I crawl towards Bishop. I draw my hands onto his distinct Adam’s apple. Patches of stubble drape his neck in a forest of rigid hairs. They resist my even the strongest press of my hand.
“You are my man,” I say. “I hope you never felt emasculated. Like the woman coming to save you was a horrible thing.”
Bishop clenches my wrist. He yanks me against him, and I clamber around his neck for support. “Never,” he whispers. “You were only defending what’s yours. I would do the same. Expect the same.”
“I wanted to make sure. When we were first discussing what happened, you seemed almost ashamed.”
“I was a little. Only a little. But exposing vulnerability as a man…you know that’s taboo too.”
“I know. I want it though. Show me everything. Don’t hide behind shields or barriers or gestures. Like leaving our homes. Just do. We should feel connected and uninhibited. I crave that connection with you.”
“I crave it too.”
“But do you feel that way?”
“Do you?”
“Yeah.” I stroke the length of his nose, then pluck the tip, following along downwards to the points of his upper lip. “I’m touching my own face,” I say. “Yours and mine are so similar. If I had my eyes closed—” and I do so for dramatic effect “—I would think your face was mine.”
“We’re a couple. We have to be connected somehow.”
“With work though. We’ve worked so much. Sometimes seeing you during the dates we could get, it felt like there was this distance. A gulf. And I’d try to reach across, really hard, but I cou
ldn’t feel you. I didn’t feel like yours.”
“So, you’re saying you love the country.”
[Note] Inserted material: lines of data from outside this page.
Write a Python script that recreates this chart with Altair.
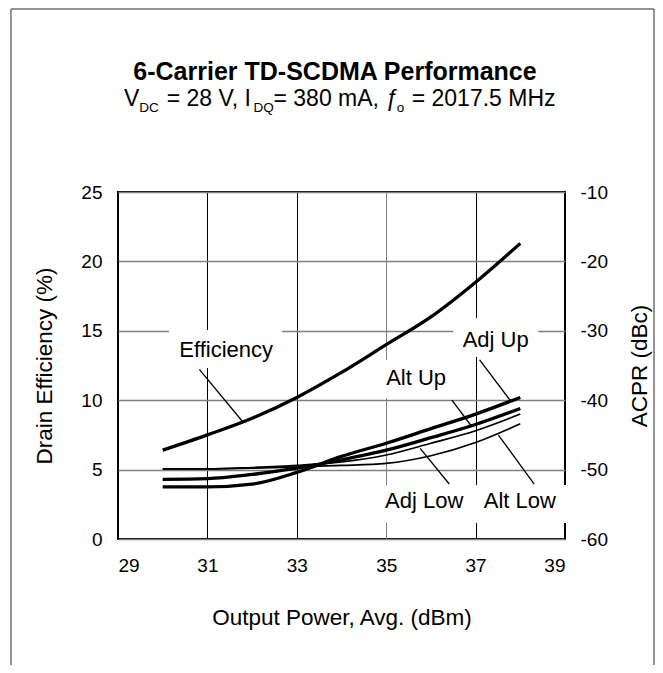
import altair as alt
import pandas as pd

# ---- data ----
x_dbm = [30, 31, 32, 33, 34, 35, 36, 37, 38]
efficiency = [6.4, 7.5, 8.7, 10.2, 12.0, 14.0, 16.0, 18.5, 21.3]
adj_up = [-52.5, -52.5, -52.1, -50.4, -48.1, -46.2, -44.1, -42.0, -39.6]
alt_up = [-51.4, -51.3, -50.7, -49.8, -48.6, -47.2, -45.4, -43.5, -41.2]
adj_low = [-49.9, -49.9, -49.7, -49.4, -48.9, -47.9, -46.2, -44.4, -42.0]
alt_low = [-49.9, -49.9, -49.8, -49.6, -49.4, -49.1, -48.0, -46.1, -43.4]
x_ticks = [29, 31, 33, 35, 37, 39]
eff_ticks = [0, 5, 10, 15, 20, 25]
acpr_ticks = [-60, -50, -40, -30, -20, -10]

FONT = "Liberation Sans"

eff_df = pd.DataFrame({"x": x_dbm, "eff": efficiency})
series = {"Adj Up": adj_up, "Alt Up": alt_up, "Adj Low": adj_low, "Alt Low": alt_low}
thick = {"Adj Up": 3.3, "Alt Up": 3.3, "Adj Low": 1.7, "Alt Low": 1.7}
rows = []
for name, vals in series.items():
    for xv, v in zip(x_dbm, vals):
        rows.append({"x": xv, "acpr": v, "series": name, "w": thick[name]})
acpr_df = pd.DataFrame(rows)

x_enc = alt.X(
    "x:Q",
    scale=alt.Scale(domain=[29, 39], nice=False, zero=False),
    axis=alt.Axis(
        values=x_ticks, title="Output Power, Avg. (dBm)", grid=True,
        gridColor={"condition": {"test": "datum.value == 35", "value": "#808080"}, "value": "#000000"},
        gridWidth=1, labelPadding=17, titlePadding=31, ticks=False, tickSize=0, domain=False,
    ),
)
EFF_SCALE = alt.Scale(domain=[0, 25], nice=False, zero=False)

eff_line = alt.Chart(eff_df).mark_line(color="black", strokeWidth=3.3, interpolate="monotone").encode(
    x=x_enc,
    y=alt.Y("eff:Q", scale=EFF_SCALE,
            axis=alt.Axis(values=eff_ticks, title="Drain Efficiency (%)", orient="left", grid=True,
                          gridColor="#808080", gridWidth=1.5, labelPadding=16, titlePadding=24,
                          ticks=False, tickSize=0, domain=False)),
)

one = alt.Data(values=[{}])


def box(x1, x2, y1, y2):
    return alt.Chart(one).mark_rect(color="white").encode(
        x=alt.XDatum(x1), x2=alt.X2Datum(x2),
        y=alt.YDatum(y1, scale=EFF_SCALE), y2=alt.Y2Datum(y2),
    )


def leader(x1, y1, x2, y2):
    return alt.Chart(one).mark_rule(color="black", strokeWidth=1.3).encode(
        x=alt.XDatum(x1), x2=alt.X2Datum(x2),
        y=alt.YDatum(y1, scale=EFF_SCALE), y2=alt.Y2Datum(y2),
    )


def label(txt, xv, yv):
    return alt.Chart(one).mark_text(text=txt, font=FONT, fontSize=22, color="black",
                                    align="center", baseline="alphabetic").encode(
        x=alt.XDatum(xv), y=alt.YDatum(yv, scale=EFF_SCALE),
    )


def ptext(txt, px, py, size=23, weight="normal", style="normal", align="left"):
    return alt.Chart(one).mark_text(text=txt, font=FONT, fontSize=size, fontWeight=weight,
                                    fontStyle=style, color="black", align=align,
                                    baseline="alphabetic").encode(
        x=alt.value(px), y=alt.value(py),
    )


def prule(x1, x2, y1, y2):
    return alt.Chart(one).mark_rule(color="#707070", strokeWidth=1.5).encode(
        x=alt.value(x1), x2=alt.value(x2), y=alt.value(y1), y2=alt.value(y2),
    )


left_group = alt.layer(
    eff_line,
    box(30.14, 32.67, 12.32, 15.06),
    box(36.5, 38.4, 13.11, 15.92),
    box(34.87, 36.54, 10.16, 12.9),
    box(34.87, 37.06, 1.15, 3.89),
    box(37.1, 39.07, 1.15, 3.89),
    leader(30.82, 12.22, 31.79, 8.45),
    leader(37.09, 12.9, 37.78, 9.96),
    leader(36.47, 10.01, 36.9, 8.16),
    leader(35.76, 6.53, 36.41, 3.96),
    leader(37.51, 7.49, 38.31, 3.96),
    label("Efficiency", 31.42, 13.13),
    label("Adj Up", 37.45, 13.85),
    label("Alt Up", 35.67, 11.1),
    label("Adj Low", 35.85, 2.26),
    label("Alt Low", 37.99, 2.26),
    # title and subtitle
    ptext("6-Carrier TD-SCDMA Performance", 217, -112, size=25, weight="bold", align="center"),
    ptext("V", 6, -86),
    ptext("DC", 21.3, -80.5, size=13.5),
    ptext("= 28 V, I", 48.7, -86),
    ptext("DQ", 135.5, -80.5, size=13.5),
    ptext("= 380 mA,", 155.5, -86),
    ptext("ƒ", 267, -86, style="italic"),
    ptext("o", 278.7, -80.5, size=13.5),
    ptext("= 2017.5 MHz", 293.7, -86),
    # outer frame
    prule(-107, -107, -183, 473),
    prule(536, 536, -183, 473),
    prule(-107, 536, -183, -183),
)

acpr_lines = alt.Chart(acpr_df).mark_line(color="black", interpolate="monotone").encode(
    x=x_enc,
    y=alt.Y("acpr:Q", scale=alt.Scale(domain=[-60, -10], nice=False, zero=False),
            axis=alt.Axis(values=acpr_ticks, title="ACPR (dBc)", orient="right", grid=False,
                          labelExpr="'' + datum.value",
                          labelPadding=15, titlePadding=21, titleAngle=270, titleBaseline="top",
                          ticks=False, tickSize=0, domain=False)),
    detail="series:N",
    strokeWidth=alt.StrokeWidth("w:Q", scale=None),
)

chart = alt.layer(acpr_lines, left_group).resolve_scale(y="independent").properties(
    width=447, height=347,
    padding={"left": 110, "top": 184, "right": 90, "bottom": 126},
    autosize=alt.AutoSizeParams(type="none"),
).configure_view(stroke="black", strokeWidth=2).configure_axis(
    labelFont=FONT, titleFont=FONT, labelFontSize=19, titleFontSize=22.5,
    titleFontWeight="normal", labelColor="black", titleColor="black",
)

chart.save("out.html", embed_options={"renderer": "svg", "actions": False})
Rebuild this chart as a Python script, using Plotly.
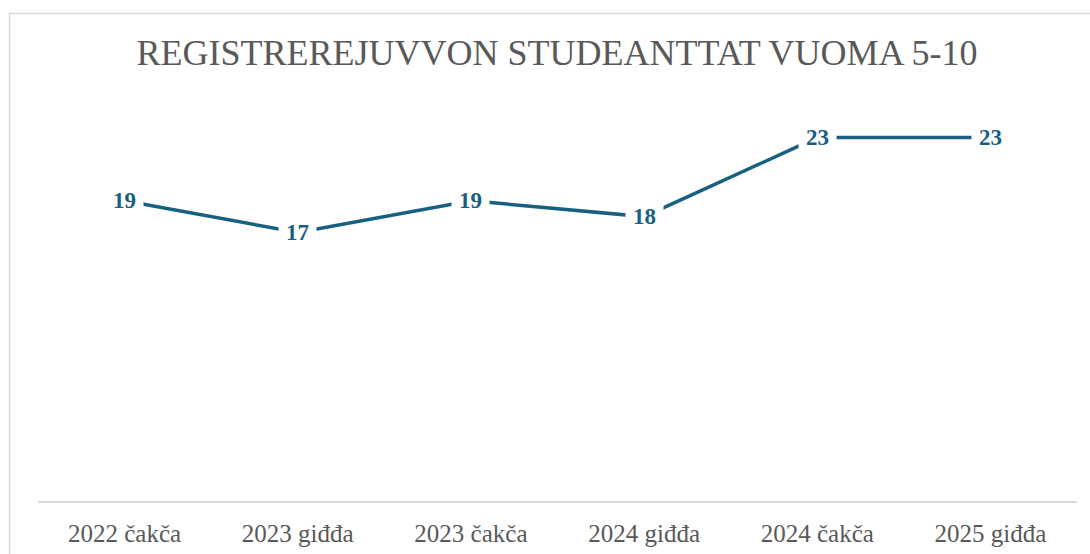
import plotly.graph_objects as go

categories = ["2022 čakča", "2023 giđđa", "2023 čakča", "2024 giđđa", "2024 čakča", "2025 giđđa"]
values = [19, 17, 19, 18, 23, 23]
title_text = "REGISTREREJUVVON STUDEANTTAT VUOMA 5-10"

line_color = "#17607f"
serif = "Liberation Serif, Times New Roman, serif"

fig = go.Figure()
fig.add_trace(go.Scatter(
    x=categories, y=values, mode="lines",
    line=dict(color=line_color, width=3.5),
    hoverinfo="skip", showlegend=False,
))

for c, v in zip(categories, values):
    fig.add_annotation(
        x=c, y=v, text=f"<b>{v}</b>", showarrow=False,
        font=dict(family=serif, size=23, color=line_color),
        bgcolor="white", borderpad=7, xanchor="center", yanchor="middle",
    )

W, H = 1090, 554
ml, mr, mt, mb = 38, 13, 106, 53
pw = W - ml - mr
ph = H - mt - mb

# chart-area border (decoration)
fig.add_shape(
    type="rect", xref="paper", yref="paper",
    x0=(9.5 - ml) / pw, x1=(W + 20 - ml) / pw,
    y0=(H - mb - (H + 20)) / ph, y1=(H - mb - 13.5) / ph,
    line=dict(color="#d9d9d9", width=1.5), fillcolor="rgba(0,0,0,0)", layer="below",
)

fig.update_layout(
    width=W, height=H,
    margin=dict(l=ml, r=mr, t=mt, b=mb, autoexpand=False),
    paper_bgcolor="white", plot_bgcolor="white",
    title=dict(
        text=title_text, x=557 / W, xanchor="center",
        y=1 - 52 / H, yanchor="middle", yref="container",
        font=dict(family=serif, size=36, color="#595959"),
    ),
    xaxis=dict(
        type="category", showgrid=False, zeroline=False, automargin=False,
        showline=True, linecolor="#d9d9d9", linewidth=1.5,
        ticks="", tickfont=dict(family=serif, size=25, color="#595959"),
        ticklabelstandoff=9,
        range=[-0.5, len(categories) - 0.5], fixedrange=True,
    ),
    yaxis=dict(
        range=[0, 25], showgrid=False, zeroline=False, showline=False,
        automargin=False,
        showticklabels=False, ticks="", fixedrange=True,
    ),
)

fig.write_html(
    "out.html",
    config={"displayModeBar": False},
    post_script="document.body.style.margin='0';document.body.style.overflow='hidden';",
)
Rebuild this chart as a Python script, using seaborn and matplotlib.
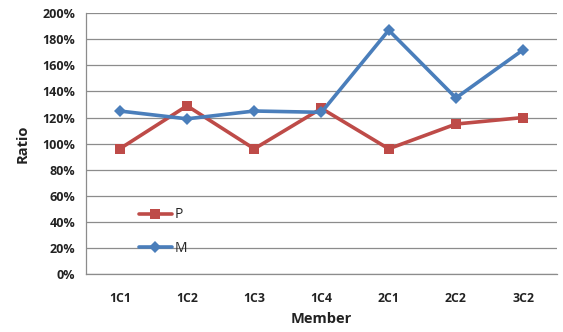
import matplotlib
matplotlib.use("Agg")
import matplotlib.pyplot as plt
import seaborn as sns
import pandas as pd
from matplotlib.ticker import PercentFormatter

members = ["1C1", "1C2", "1C3", "1C4", "2C1", "2C2", "3C2"]
p_ratio = [96, 129, 96, 127, 96, 115, 120]
m_ratio = [125, 119, 125, 124, 187, 135, 172]
y_ticks = list(range(0, 201, 20))

df = pd.concat([
    pd.DataFrame({"Member": members, "Ratio": p_ratio, "Series": "P"}),
    pd.DataFrame({"Member": members, "Ratio": m_ratio, "Series": "M"}),
])
df["x"] = df["Member"].map({m: i for i, m in enumerate(members)})

sns.set_theme(style="white")
plt.rcParams["font.family"] = ["Open Sans", "DejaVu Sans"]

fig = plt.figure(figsize=(5.63, 3.32), dpi=100)
ax = fig.add_axes([0.153, 0.175, 0.836, 0.785])

palette = {"P": "#BE4B48", "M": "#4A7EBB"}
markers = {"P": "s", "M": "D"}
sizes = {"P": 7.5, "M": 6}

for name in ["P", "M"]:
    sub = df[df["Series"] == name]
    sns.lineplot(data=sub, x="x", y="Ratio", ax=ax, color=palette[name],
                 marker=markers[name], markersize=sizes[name],
                 markeredgewidth=0, linewidth=2.6, label=name, zorder=3)

ax.set_xlim(-0.5, len(members) - 0.5)
ax.set_ylim(0, 200)
ax.set_xticks(range(len(members)))
ax.set_xticklabels(members)
ax.set_yticks(y_ticks)
ax.yaxis.set_major_formatter(PercentFormatter(decimals=0))

ax.grid(axis="y", color="#8c8c8c", linewidth=0.9)
ax.set_axisbelow(True)
for s in ["top", "right"]:
    ax.spines[s].set_visible(False)
for s in ["left", "bottom"]:
    ax.spines[s].set_color("#8c8c8c")
    ax.spines[s].set_linewidth(0.9)

ax.tick_params(axis="y", which="major", direction="out", length=4,
               color="#8c8c8c", width=0.9, pad=4, labelsize=9)
ax.tick_params(axis="x", length=0, pad=13, labelsize=8.8)
for lab in ax.get_xticklabels() + ax.get_yticklabels():
    lab.set_fontweight("bold")
    lab.set_color("#222222")

ax.set_xlabel("Member", fontsize=10.5, fontweight="bold", color="#222222", labelpad=5)
ax.set_ylabel("Ratio", fontsize=10.5, fontweight="bold", color="#222222", labelpad=9)

ax.legend(loc="lower left", bbox_to_anchor=(0.1, 0.047), frameon=False,
          fontsize=10, handlelength=2.4, handletextpad=0.15, labelspacing=1.34,
          borderaxespad=0)

fig.savefig("out.png", dpi=100)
I laugh. “More or less. Just the clarity of mind. Being able to talk without people busting in on our lives. Literally and figuratively. People, people, people. They’re everywhere in the cities.”
“To be fair, the country’s not much better. Small town gossip is infectious. Nothing better than guys and girls jamming their noses into anything resembling your business.”
“Maybe we should make a place of our own then. Where nobody can intrude. Nobody but us.”
“That’s a nice pipe dream.”
“If we think it’s just a dream then it has zero percent chance of happening.” I tug on his nose. “Dream with me a little. There are stars you can wish upon.”
Bishop’s breath is a mighty thrum against the shrill winds. He speaks unintelligible words. I put my ear close to listen.
“Did you catch that?”
“No.”
“I said I’ll dream with you. I’ll do anything with you.”
I spin around. “Mind unclipping me?”
My bra tumbles to the ground. I sway in place, wind caressing my breasts.
“We’ve been talking so long.”
“You’re tired?” he says.
“Nope. I just didn’t take off my bra to keep talking.”
“Ah. Smart girl knows what she wants.”
“You.”
I lie backwards into Bishop, and he hoists me onto the creaky cot.
We’re louder than even the wind all night.
Sunlight sets the tent ablaze in a striking hue of muddy orange. The orange pools at the tent’s seams, and the canvas bellows as breezes slam into the sides like invisible tsunami waves. My skin sticks to Bishop’s as if we were composed of tape and glue. We’re a mosaic completed only with the fragments of one another.
“Amazon.” Bishop gropes my belly. “Are you awake?”
“I’ve been so.”
“Where’s your camera?”
I swing an arm down below, grasping at the floor. Eventually I happen upon a lanyard connected to the camera. “Here. It’s here. Take it. What’re you doing?”
“You need to be in the album too.”
The flash sparks an incredible shock of light comparable to the sun. Bishop takes a couple more shots and adjusts the settings to sharpen the focus or blur the image.